TASK BRIEF |
Exactly the lines from the one with "Generate a Python" through the one with "red = '#ed1c24'" should be returned, both ends included and nothing else. Omit any pictures.

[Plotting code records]

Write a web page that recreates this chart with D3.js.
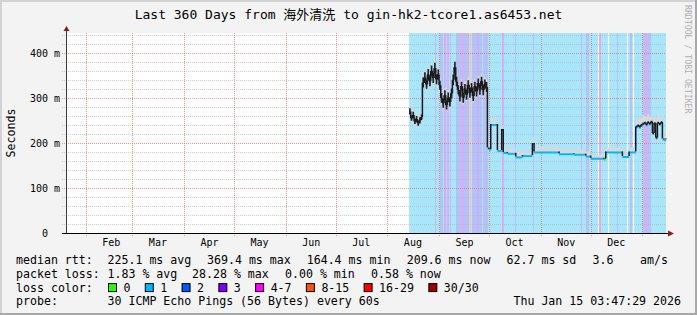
<!DOCTYPE html>
<html>
<head>
<meta charset="utf-8">
<script src="https://cdn.jsdelivr.net/npm/d3@7/dist/d3.min.js"></script>
<style>
  body { margin: 0; background: #f3f3f3; }
  svg text { font-family: "DejaVu Sans Mono", "Noto Sans CJK SC", monospace; white-space: pre; }
</style>
</head>
<body>
<svg id="chart" width="697" height="315"></svg>
<script>
// window shown by the graph
const startTime = "2025-01-20 03:47";
const endTime = "2026-01-15 03:47";

const title = "Last 360 Days from 海外清洗 to gin-hk2-tcore1.as6453.net";
const yLabel = "Seconds";
const watermark = "RRDTOOL / TOBI OETIKER";

const monthLabels = ["Feb", "Mar", "Apr", "May", "Jun", "Jul", "Aug", "Sep", "Oct", "Nov", "Dec"];
const yTicks = [0, 100, 200, 300, 400];
const yTickLabels = ["0  ", "100 m", "200 m", "300 m", "400 m"];

// median rtt (ms) + smoke, one entry per date (step after)
const dates = [
  "2025-08-14", "2025-08-15", "2025-08-16", "2025-08-17", "2025-08-18", "2025-08-19", "2025-08-20", "2025-08-21", "2025-08-22",
  "2025-08-23", "2025-08-24", "2025-08-25", "2025-08-26", "2025-08-27", "2025-08-28", "2025-08-29", "2025-08-30", "2025-08-31",
  "2025-09-01", "2025-09-02", "2025-09-03", "2025-09-04", "2025-09-05", "2025-09-06", "2025-09-07", "2025-09-08", "2025-09-09",
  "2025-09-10", "2025-09-11", "2025-09-12", "2025-09-13", "2025-09-14", "2025-09-15", "2025-09-16", "2025-09-17", "2025-09-18",
  "2025-09-19", "2025-09-20", "2025-09-21", "2025-09-22", "2025-09-23", "2025-09-24", "2025-09-25", "2025-09-26", "2025-09-27",
  "2025-09-28", "2025-09-29", "2025-09-30",
  "2025-10-01", "2025-10-02", "2025-10-06", "2025-10-08 14:00", "2025-10-09 12:00", "2025-10-12", "2025-10-17", "2025-10-21",
  "2025-10-27", "2025-10-28",
  "2025-11-12", "2025-11-21", "2025-11-28",
  "2025-12-01", "2025-12-09", "2025-12-10", "2025-12-20", "2025-12-24", "2025-12-28", "2025-12-29", "2025-12-30", "2025-12-31",
  "2026-01-01", "2026-01-02", "2026-01-03", "2026-01-04", "2026-01-05", "2026-01-06", "2026-01-07", "2026-01-08", "2026-01-09",
  "2026-01-10", "2026-01-11", "2026-01-12", "2026-01-13", "2026-01-14", "2026-01-15 03:47"
];
const median = [
  270, 255, 262, 248, 253, 244, 250, 257, 334, 345, 330, 352, 337, 360, 344, 366, 341, 352,
  328, 300, 288, 306, 284, 301, 291, 310, 340, 368, 336, 318, 303, 326, 300, 321, 307, 329, 311, 323, 304, 326, 314, 333, 318, 337, 317, 331, 324, 190,
  186, 242, 184, 231, 180, 178, 170, 173, 200, 181,
  177, 176, 172,
  167, 165, 181, 171, 181, 236, 239, 236, 240,
  243, 245, 241, 246, 243, 247, 222, 244, 212, 245, 242, 246, 210, 208,
  210
];
const smokeHi = [
  284, 268, 276, 262, 266, 258, 262, 270, 350, 362, 348, 370, 354, 378, 360, 382, 358, 368,
  345, 318, 305, 322, 300, 318, 308, 326, 356, 384, 352, 334, 320, 342, 318, 337, 324, 345, 328, 340, 322, 342, 331, 349, 335, 352, 334, 347, 340, 200,
  195, 254, 192, 240, 190, 188, 180, 181, 212, 191,
  186, 185, 181,
  174, 172, 190, 178, 189, 250, 255, 252, 258,
  262, 260, 258, 264, 258, 262, 250, 260, 248, 262, 256, 262, 222, 216,
  218
];
const smokeLo = [
  258, 244, 250, 238, 241, 234, 239, 246, 318, 330, 314, 336, 322, 344, 328, 350, 326, 336,
  312, 284, 272, 290, 270, 286, 276, 294, 324, 350, 320, 302, 288, 310, 285, 305, 292, 313, 296, 307, 289, 310, 298, 317, 302, 321, 302, 315, 308, 186,
  183, 239, 181, 226, 178, 176, 168, 171, 190, 179,
  175, 174, 170,
  165, 163, 179, 169, 179, 232, 235, 232, 236,
  238, 240, 237, 241, 239, 242, 216, 240, 207, 240, 238, 241, 206, 205,
  206
];
// half height (ms) of the dense dark part of the smoke
const coreHalf = [
  7, 6, 7, 6, 7, 6, 7, 6, 11, 12, 10, 12, 11, 12, 11, 12, 11, 11,
  10, 11, 10, 11, 10, 11, 10, 11, 12, 12, 11, 10, 11, 10, 11, 10, 11, 10, 11, 10, 11, 10, 11, 10, 11, 10, 11, 10, 11, 0,
  0, 0, 0, 0, 0, 0, 0, 0, 0, 0,
  0, 0, 0,
  0, 0, 0, 0, 0, 2, 2, 2, 2,
  2, 2, 2, 2, 2, 2, 2, 2, 2, 2, 2, 2, 0, 0,
  0
];
// loss class of the median line (index into lossLabels)
const medianLoss = [
  1, 1, 1, 1, 1, 1, 1, 1, 1, 1, 1, 1, 3, 1, 1, 1, 1, 1,
  1, 1, 1, 1, 1, 1, 1, 1, 1, 1, 1, 1, 1, 1, 1, 1, 1, 1, 1, 1, 1, 1, 1, 1, 1, 1, 1, 1, 1, 1,
  1, 1, 1, 3, 1, 1, 1, 1, 1, 1,
  1, 1, 1,
  1, 0, 1, 1, 1, 1, 1, 1, 1,
  1, 1, 1, 1, 1, 1, 1, 1, 1, 1, 1, 1, 1, 1,
  1
];

// loss background bands (null = no colour)
const bandStart = [
  "2025-08-14 00:00", "2025-08-29 16:00", "2025-09-01 13:00", "2025-09-03 23:00", "2025-09-05 18:00", "2025-09-07 13:00",
  "2025-09-11 04:00", "2025-09-14 18:00", "2025-09-15 23:00", "2025-09-18 23:00", "2025-09-20 18:00", "2025-09-23 18:00",
  "2025-09-24 23:00", "2025-09-27 09:00", "2025-10-08 18:00", "2025-10-16 13:00", "2025-10-27 09:00", "2025-11-25 04:00",
  "2025-11-28 04:00", "2025-12-05 09:00", "2025-12-06 00:00", "2025-12-11 09:00", "2025-12-16 18:00", "2025-12-22 18:00",
  "2025-12-24 13:00", "2025-12-26 09:00", "2026-01-01 09:00", "2026-01-02 14:00", "2026-01-03 18:00"
];
const bandEnd = [
  "2026-01-15 03:47", "2025-08-30 07:00", "2025-09-03 09:00", "2025-09-05 04:00", "2025-09-06 23:00", "2025-09-08 04:00",
  "2025-09-14 18:00", "2025-09-15 23:00", "2025-09-18 23:00", "2025-09-20 04:00", "2025-09-23 18:00", "2025-09-24 23:00",
  "2025-09-26 18:00", "2025-09-30 09:00", "2025-10-09 23:00", "2025-10-17 04:00", "2025-10-28 00:00", "2025-11-25 19:00",
  "2025-11-29 23:00", "2025-12-06 00:00", "2025-12-07 04:00", "2025-12-12 00:00", "2025-12-17 09:00", "2025-12-23 09:00",
  "2025-12-25 16:00", "2025-12-27 00:00", "2026-01-02 14:00", "2026-01-03 18:00", "2026-01-06 04:00"
];
const bandLevel = [1, 2, 2, 3, 4, 2, 2, 4, 2, 5, 2, 3, 2, 2, 4, 2, 2, 2, 2, null, 4, null, 2, null, 2, null, 2, 4, 2];

const lossLabels = ["0", "1", "2", "3", "4-7", "8-15", "16-29", "30/30"];
const lossColors = ["#26ff00", "#00b8ff", "#0059ff", "#7a00ff", "#ff00ff", "#ff5500", "#ff0000", "#a00000"];
const lossTints = ["#c8ffb8", "#a9e5fb", "#b4c2f8", "#c8b1f7", "#e2aaf4", "#f6c3c3", "#ffb0b0", "#e0b0b0"];

const rttTitle = "median rtt:";
const rttStats = ["225.1 ms avg", "369.4 ms max", "164.4 ms min", "209.6 ms now", "62.7 ms sd", "3.6", "am/s"];
const lossTitle = "packet loss:";
const lossStats = ["1.83 % avg", "28.28 % max", "0.00 % min", "0.58 % now"];
const colorTitle = "loss color:";
const probeTitle = "probe:";
const probeText = "30 ICMP Echo Pings (56 Bytes) every 60s";
const stampText = "Thu Jan 15 03:47:29 2026";

const parseTime = s => d3.timeParse(s.length > 10 ? "%Y-%m-%d %H:%M" : "%Y-%m-%d")(s);

const svg = d3.select("#chart");
const pL = 66, pR = 666, pT = 33, pB = 233;

const x = d3.scaleTime().domain([parseTime(startTime), parseTime(endTime)]).range([pL, pR]);
const y = d3.scaleLinear().domain([0, 444]).range([pB, pT]);
const px = v => Math.round(v) + 0.5;

// frame
svg.append("rect").attr("width", 697).attr("height", 315).attr("fill", "#f3f3f3");
svg.append("path").attr("d", "M1,315V1H697").attr("fill", "none").attr("stroke", "#d2d2d2").attr("stroke-width", 2);
svg.append("path").attr("d", "M0,314H696V0").attr("fill", "none").attr("stroke", "#a8a8a8").attr("stroke-width", 2);
svg.append("rect").attr("x", pL).attr("y", pT).attr("width", pR - pL).attr("height", pB - pT).attr("fill", "#fff");

// loss background
svg.append("g").attr("shape-rendering", "crispEdges")
  .selectAll("rect").data(bandLevel).join("rect")
  .attr("x", (d, i) => x(parseTime(bandStart[i])))
  .attr("width", (d, i) => x(parseTime(bandEnd[i])) - x(parseTime(bandStart[i])))
  .attr("y", pT).attr("height", pB - pT)
  .attr("fill", d => d == null ? "#ffffff" : lossTints[d]);

// grid
const minor = d3.range(20, 441, 20).filter(v => v % 100 !== 0);
svg.append("g").selectAll("line").data(minor).join("line")
  .attr("x1", pL - 4).attr("x2", pR)
  .attr("y1", d => px(y(d))).attr("y2", d => px(y(d)))
  .attr("stroke", "#b0b0b0").attr("stroke-opacity", 0.6).attr("stroke-dasharray", "1,1");
svg.append("g").selectAll("line").data(yTicks.filter(v => v > 0)).join("line")
  .attr("x1", pL - 4).attr("x2", pR)
  .attr("y1", d => px(y(d))).attr("y2", d => px(y(d)))
  .attr("stroke", "#e86868").attr("stroke-opacity", 0.7).attr("stroke-dasharray", "1,1");
const monthStarts = d3.timeMonth.range(d3.timeMonth.ceil(x.domain()[0]), x.domain()[1]);
svg.append("g").selectAll("line").data(monthStarts).join("line")
  .attr("x1", d => px(x(d))).attr("x2", d => px(x(d)))
  .attr("y1", pT).attr("y2", pB + 3)
  .attr("stroke", "#e86868").attr("stroke-opacity", 0.7).attr("stroke-dasharray", "1,1");

// smoke
const idx = d3.range(dates.length);
const t = idx.map(i => parseTime(dates[i]));
svg.append("path")
  .attr("d", d3.area().curve(d3.curveStepAfter)
    .x(i => x(t[i])).y0(i => y(smokeLo[i])).y1(i => y(smokeHi[i]))(idx))
  .attr("fill", "#d8d8d8");

// median, coloured by loss
svg.append("g").selectAll("line").data(idx.slice(0, -1)).join("line")
  .attr("x1", i => x(t[i])).attr("x2", i => x(t[i + 1]))
  .attr("y1", i => y(median[i]) + 1).attr("y2", i => y(median[i]) + 1)
  .attr("stroke", i => lossColors[medianLoss[i]]).attr("stroke-width", 2);

// dense dark core of the smoke
svg.append("path")
  .attr("d", d3.area().curve(d3.curveStepAfter)
    .x(i => x(t[i])).y0(i => y(median[i] - coreHalf[i])).y1(i => y(median[i] + coreHalf[i]))(idx))
  .attr("fill", "#222");

// vertical jumps
svg.append("g").selectAll("line").data(idx.slice(1)).join("line")
  .attr("x1", i => x(t[i])).attr("x2", i => x(t[i]))
  .attr("y1", i => y(median[i - 1])).attr("y2", i => y(median[i]))
  .attr("stroke", "#1a1a1a").attr("stroke-width", 1.5);

// axes
svg.append("line").attr("x1", pL + 0.5).attr("x2", pL + 0.5).attr("y1", pB).attr("y2", 29)
  .attr("stroke", "#3a3a3a");
svg.append("path").attr("d", `M${pL - 2.5},31L${pL + 0.5},26L${pL + 3.5},31Z`).attr("fill", "#8c1c1c");
svg.append("line").attr("x1", pL - 4).attr("x2", 669).attr("y1", pB + 0.5).attr("y2", pB + 0.5)
  .attr("stroke", "#000");
svg.append("path").attr("d", `M668,${pB - 2.5}L674,${pB + 0.5}L668,${pB + 3.5}Z`).attr("fill", "#8c1c1c");

const yAxis = d3.axisLeft(y).tickValues(yTicks).tickFormat((d, i) => yTickLabels[i]).tickSize(0).tickPadding(6);
svg.append("g").attr("transform", `translate(${pL},0)`).call(yAxis)
  .attr("font-size", 10)
  .call(g => g.select(".domain").remove())
  .selectAll("text").attr("fill", "#000");

const labelDates = monthStarts.map(m => d3.timeDay.offset(m, 15)).filter(d => d < x.domain()[1]);
const xAxis = d3.axisBottom(x).tickValues(labelDates).tickFormat((d, i) => monthLabels[i]).tickSize(0).tickPadding(6);
svg.append("g").attr("transform", `translate(0,${pB})`).call(xAxis)
  .attr("font-size", 10)
  .call(g => g.select(".domain").remove())
  .selectAll("text").attr("fill", "#000");

// titles
svg.append("text").attr("x", 348.5).attr("y", 19).attr("text-anchor", "middle")
  .attr("font-size", 13).text(title);
svg.append("text").attr("transform", "translate(14.5,133) rotate(-90)").attr("text-anchor", "middle")
  .attr("font-size", 11.6).text(yLabel);
svg.append("text").attr("transform", "translate(685,5) rotate(90)")
  .attr("font-size", 8.2).attr("fill", "#b0b0b0").text(watermark);

// legend
const fs = 11.6, cw = fs * 0.602;
const legend = svg.append("g").attr("font-size", fs);
const row = [263.5, 277.8, 291.6, 305.4];
legend.append("text").attr("x", 16).attr("y", row[0]).text(rttTitle);
const rttX = [107.5, 207, 306.7, 406.7, 506.5, 592.5, 640];
legend.selectAll(".rtt").data(rttStats).join("text").attr("class", "rtt")
  .attr("x", (d, i) => rttX[i]).attr("y", row[0]).text(d => d);

legend.append("text").attr("x", 16).attr("y", row[1]).text(lossTitle);
const lossX = [107.5, 192, 285, 371];
legend.selectAll(".loss").data(lossStats).join("text").attr("class", "loss")
  .attr("x", (d, i) => lossX[i]).attr("y", row[1]).text(d => d);

legend.append("text").attr("x", 16).attr("y", row[2]).text(colorTitle);
let cx = 108;
lossLabels.forEach((lab, i) => {
  legend.append("rect").attr("x", cx + 0.5).attr("y", row[2] - 8).attr("width", 8).attr("height", 8)
    .attr("fill", lossColors[i]).attr("stroke", "#000");
  legend.append("text").attr("x", cx + 15.5).attr("y", row[2]).text(lab);
  cx += 15.5 + lab.length * cw + 14.3;
});

legend.append("text").attr("x", 16).attr("y", row[3]).text(probeTitle);
legend.append("text").attr("x", 107.5).attr("y", row[3]).text(probeText);
legend.append("text").attr("x", 681).attr("y", row[3]).attr("text-anchor", "end").text(stampText);
</script>
</body>
</html>
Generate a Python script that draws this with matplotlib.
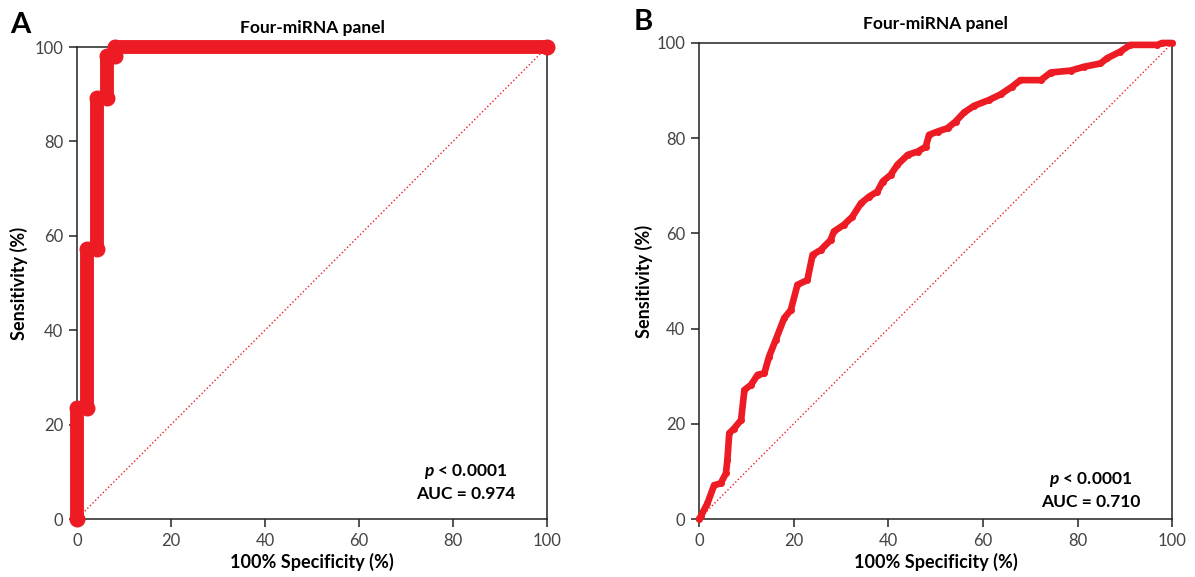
import matplotlib
matplotlib.use("Agg")
import matplotlib.pyplot as plt

plt.rcParams['font.family'] = ['Lato', 'DejaVu Sans']
plt.rcParams['mathtext.fontset'] = 'custom'
plt.rcParams['mathtext.it'] = 'Lato:italic:bold'
plt.rcParams['mathtext.rm'] = 'Lato:bold'

red = '#ed1c24'

# panel A: ROC vertices (100% - specificity, sensitivity)
fpr_a = [0, 0, 2.2, 2.2, 4.2, 4.2, 6.3, 6.3, 8.1, 8.1, 100]
sens_a = [0, 23.5, 23.5, 57.3, 57.3, 89.3, 89.3, 98.2, 98.2, 100, 100]
auc_a = '0.974'

# panel B: ROC traced points
fpr_b = [0, 0.4, 1.8, 3.2, 4.6, 5.7, 6.0, 6.4, 7.4, 8.9, 9.6, 11.0, 12.4, 13.8,
         14.8, 16.2, 18.0, 19.4, 20.8, 22.9, 24.0, 25.7, 27.8, 28.5, 30.6, 32.4,
         34.2, 35.9, 37.7, 38.8, 40.5, 41.9, 44.1, 46.2, 47.9, 48.6, 50.4, 52.5,
         54.2, 56.0, 58.1, 61.2, 63.7, 66.1, 67.9, 72.2, 74.3, 78.5, 81.3, 84.8,
         86.2, 89.0, 91.1, 96.8, 97.8, 100]
sens_b = [0, 0.6, 3.3, 7.1, 7.5, 9.6, 12.4, 18.0, 19.0, 20.8, 27.1, 28.2, 30.3, 30.6,
          34.1, 37.6, 42.2, 43.9, 49.2, 50.2, 55.5, 56.5, 58.6, 60.4, 61.8, 63.5,
          66.3, 67.7, 68.8, 70.9, 72.3, 74.4, 76.5, 77.2, 78.2, 80.7, 81.4, 82.1,
          83.5, 85.4, 86.8, 88.0, 89.2, 90.8, 92.2, 92.2, 93.8, 94.2, 95.0, 95.7,
          96.8, 98.2, 99.6, 99.6, 100, 100]
auc_b = '0.710'

ticks = [0, 20, 40, 60, 80, 100]

fig = plt.figure(figsize=(11.95, 5.77), dpi=100)
ax_a = fig.add_axes([0.0644, 0.1005, 0.3933, 0.818])
ax_b = fig.add_axes([0.5849, 0.1005, 0.3962, 0.825])


def style(ax, ylab_x):
    ax.set_xlim(0, 100)
    ax.set_ylim(0, 100)
    ax.set_xticks(ticks)
    ax.set_yticks(ticks)
    for s in ax.spines.values():
        s.set_linewidth(1.1)
        s.set_color('#222222')
    ax.tick_params(direction='out', length=6, width=1.1, pad=4,
                   labelsize=12, labelcolor='#444444', color='#222222')
    ax.plot([0, 100], [0, 100], color=red, lw=1.0, ls=':', zorder=1)
    ax.set_title('Four-miRNA panel', fontsize=12.5, fontweight='bold', pad=10)
    ax.set_xlabel('100% Specificity (%)', fontsize=13, fontweight='bold')
    ax.set_ylabel('Sensitivity (%)', fontsize=13, fontweight='bold')
    ax.xaxis.set_label_coords(0.5, -0.072)
    ax.yaxis.set_label_coords(ylab_x, 0.5)


style(ax_a, -0.105)
style(ax_b, -0.097)

ax_a.plot(fpr_a, sens_a, color=red, lw=10, marker='o', ms=10.5,
          solid_capstyle='round', solid_joinstyle='round', clip_on=False, zorder=3)
ax_b.plot(fpr_b, sens_b, color=red, lw=4.8, marker='o', ms=4,
          solid_capstyle='round', solid_joinstyle='round', clip_on=False, zorder=3)

ax_a.text(82.8, 10.0, r'$p$ < 0.0001', ha='center', va='center',
          fontsize=12.5, fontweight='bold')
ax_a.text(82.8, 5.4, 'AUC = ' + auc_a, ha='center', va='center',
          fontsize=12.5, fontweight='bold')
ax_b.text(82.7, 8.2, r'$p$ < 0.0001', ha='center', va='center',
          fontsize=12.5, fontweight='bold')
ax_b.text(82.7, 3.6, 'AUC = ' + auc_b, ha='center', va='center',
          fontsize=12.5, fontweight='bold')

fig.text(20 / 1195, 1 - 25 / 577, 'A', fontsize=21, fontweight='bold',
         ha='center', va='center')
fig.text(643 / 1195, 1 - 22 / 577, 'B', fontsize=21, fontweight='bold',
         ha='center', va='center')

fig.savefig('out.png', dpi=100)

RESPONSE FOR THIS EXERCISE |
Generate a Python script that draws this with matplotlib.
import matplotlib
matplotlib.use("Agg")
import matplotlib.pyplot as plt

plt.rcParams['font.family'] = ['Lato', 'DejaVu Sans']
plt.rcParams['mathtext.fontset'] = 'custom'
plt.rcParams['mathtext.it'] = 'Lato:italic:bold'
plt.rcParams['mathtext.rm'] = 'Lato:bold'

red = '#ed1c24'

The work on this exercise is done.